▸ YOUR GOAL
It is required that the lines from the top of the listing through the line with "from bokeh.resources import INLINE" be reproduced exactly, excluding pictures.

# MATERIAL start

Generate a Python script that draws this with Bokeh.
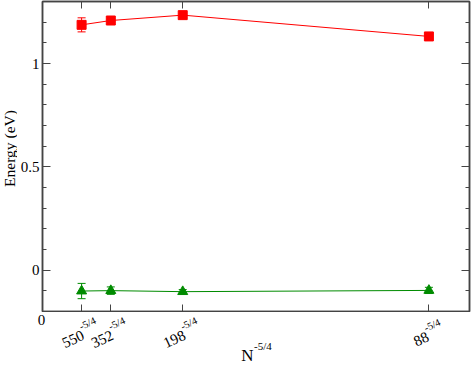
import math
from bokeh.plotting import figure
from bokeh.layouts import column, row
from bokeh.models import (ColumnDataSource, FixedTicker, LinearAxis, Range1d,
                          Whisker, TeeHead, CustomJSTickFormatter)
from bokeh.core.properties import value
from bokeh.embed import file_html
from bokeh.resources import INLINE

# ---- data ----
sizes_n = [550, 352, 198, 88]
red_vals = [1.187, 1.208, 1.234, 1.131]
red_err = [0.034, 0.006, 0.006, 0.006]
green_vals = [-0.101, -0.099, -0.104, -0.098]
green_err = [0.037, 0.018, 0.010, 0.015]
y_major = [0, 0.5, 1]
y_minor = [-0.2, -0.1, 0.1, 0.2, 0.3, 0.4, 0.6, 0.7, 0.8, 0.9, 1.1, 1.2, 1.3]
sup_text = "-5/4"
x_title = "N"
y_title = "Energy (eV)"

xs = [n ** -1.25 for n in sizes_n]

FONT = "Liberation Serif"
AX = "#444444"
RED = "#ff0000"
GREEN = "#008b00"

# ---- layout constants (pixels) ----
W, H = 471, 368
LW = 17                   # left strip width (y title)
FL, FR = 41, 469          # frame left / right (page px)
H1 = 312                  # main figure height
X0, X1 = 0.0, 0.0041
k = (FR - FL) / (X1 - X0)  # px per data unit


def no_labels(ax):
    ax.formatter = CustomJSTickFormatter(code="return '';")
    ax.major_label_text_font_size = "0px"
    ax.major_label_standoff = 0


def style_axis(ax, tin, minor_in=0):
    ax.major_tick_in = tin
    ax.major_tick_out = 0
    ax.minor_tick_in = minor_in
    ax.minor_tick_out = 0
    ax.axis_line_color = AX
    ax.axis_line_width = 1.5
    ax.major_tick_line_color = AX
    ax.minor_tick_line_color = AX


p = figure(width=W - LW, height=H1, output_backend="svg", toolbar_location=None,
           x_range=Range1d(X0, X1), y_range=Range1d(-0.2, 1.3),
           min_border_left=FL - LW, min_border_right=W - FR, min_border_top=1,
           min_border_bottom=1, frame_align=False)
p.grid.visible = False
p.outline_line_color = AX
p.outline_line_width = 1.5

# left axis
yl = p.yaxis[0]
yl.ticker = FixedTicker(ticks=y_major, minor_ticks=y_minor)
style_axis(yl, 8, 4)
yl.major_label_standoff = 3
yl.major_label_text_font = FONT
yl.major_label_text_font_size = "15px"
yl.major_label_text_color = "black"

# bottom axis (ticks only)
xb = p.xaxis[0]
xb.ticker = FixedTicker(ticks=xs, minor_ticks=[])
style_axis(xb, 7)
no_labels(xb)

# top axis
xt = LinearAxis(ticker=FixedTicker(ticks=xs, minor_ticks=[]))
style_axis(xt, 7)
no_labels(xt)
p.add_layout(xt, "above")

# right axis
yr = LinearAxis(ticker=FixedTicker(ticks=y_major, minor_ticks=y_minor))
style_axis(yr, 8, 4)
no_labels(yr)
p.add_layout(yr, "right")

# series
red_src = ColumnDataSource(dict(x=xs, y=red_vals,
                                lo=[v - e for v, e in zip(red_vals, red_err)],
                                hi=[v + e for v, e in zip(red_vals, red_err)]))
green_src = ColumnDataSource(dict(x=xs, y=green_vals,
                                  lo=[v - e for v, e in zip(green_vals, green_err)],
                                  hi=[v + e for v, e in zip(green_vals, green_err)]))

for src, col, mk, sz in [(red_src, RED, "square", 9), (green_src, GREEN, "triangle", 10)]:
    p.line("x", "y", source=src, line_color=col, line_width=1)
    p.add_layout(Whisker(source=src, base="x", lower="lo", upper="hi", line_color=col,
                         line_width=1,
                         lower_head=TeeHead(size=8, line_color=col, line_width=1),
                         upper_head=TeeHead(size=8, line_color=col, line_width=1)))
    p.scatter("x", "y", source=src, marker=mk, size=sz, fill_color=col, line_color=col)


def strip(width, height, xr, yr):
    f = figure(width=width, height=height, output_backend="svg", toolbar_location=None,
               x_range=xr, y_range=yr, min_border_left=0, min_border_right=0,
               min_border_top=0, min_border_bottom=0, x_axis_location=None,
               y_axis_location=None, frame_align=False)
    f.grid.visible = False
    f.outline_line_color = None
    return f


# ---- left strip with the y title ----
ls = strip(LW, H1, Range1d(0, LW), Range1d(-H1, 0))
ls.text(x=[8.5], y=[-148], text=[y_title], angle=math.pi / 2, text_align="center",
        text_baseline="middle", text_font=value(FONT), text_font_size="15.5px",
        text_color="black")

# ---- bottom strip with the x labels ----
SH = H - H1
s = strip(W, SH, Range1d(X0 - FL / k, X1 + (W - FR) / k), Range1d(-SH, 0))

ang = math.radians(25)
base_px = 15
sup_px = 10.5
raise_px = 8
drop = 23
bx, by, btxt = [], [], []
spx, spy, stxt = [], [], []
for n, x in zip(sizes_n, xs):
    base = str(n)
    wb = 0.5 * base_px * len(base)
    ws = 1.61 * sup_px
    d = (wb - ws) / 2
    jx = math.cos(ang) * d
    jdown = drop - math.sin(ang) * d
    bx.append(x + jx / k)
    by.append(-jdown)
    btxt.append(base)
    spx.append(x + (jx - math.sin(ang) * raise_px) / k)
    spy.append(-(jdown - math.cos(ang) * raise_px))
    stxt.append(sup_text)

s.text(x=bx, y=by, text=btxt, angle=ang, text_align="right", text_baseline="alphabetic",
       text_font=value(FONT), text_font_size=f"{base_px}px", text_color="black")
s.text(x=spx, y=spy, text=stxt, angle=ang, text_align="left", text_baseline="alphabetic",
       text_font=value(FONT), text_font_size=f"{sup_px}px", text_color="black")

# "0" tick label at the left edge
s.text(x=[X0], y=[-2], text=["0"], text_align="center", text_baseline="top",
       text_font=value(FONT), text_font_size="15px", text_color="black")

# x axis title N^-5/4
xc = (X0 + X1) / 2
s.text(x=[xc - 2 / k], y=[-43], text=[x_title], text_align="right",
       text_baseline="alphabetic", text_font=value(FONT), text_font_size="17px",
       text_color="black")
s.text(x=[xc - 1.5 / k], y=[-33], text=[sup_text], text_align="left",
       text_baseline="alphabetic", text_font=value(FONT), text_font_size="11px",
       text_color="black")

layout = column(row(ls, p, spacing=0), s, spacing=0)
open("out.html", "w").write(file_html(layout, INLINE))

# MATERIAL end

▸ RESULT
Generate a Python script that draws this with Bokeh.
import math
from bokeh.plotting import figure
from bokeh.layouts import column, row
from bokeh.models import (ColumnDataSource, FixedTicker, LinearAxis, Range1d,
                          Whisker, TeeHead, CustomJSTickFormatter)
from bokeh.core.properties import value
from bokeh.embed import file_html
from bokeh.resources import INLINE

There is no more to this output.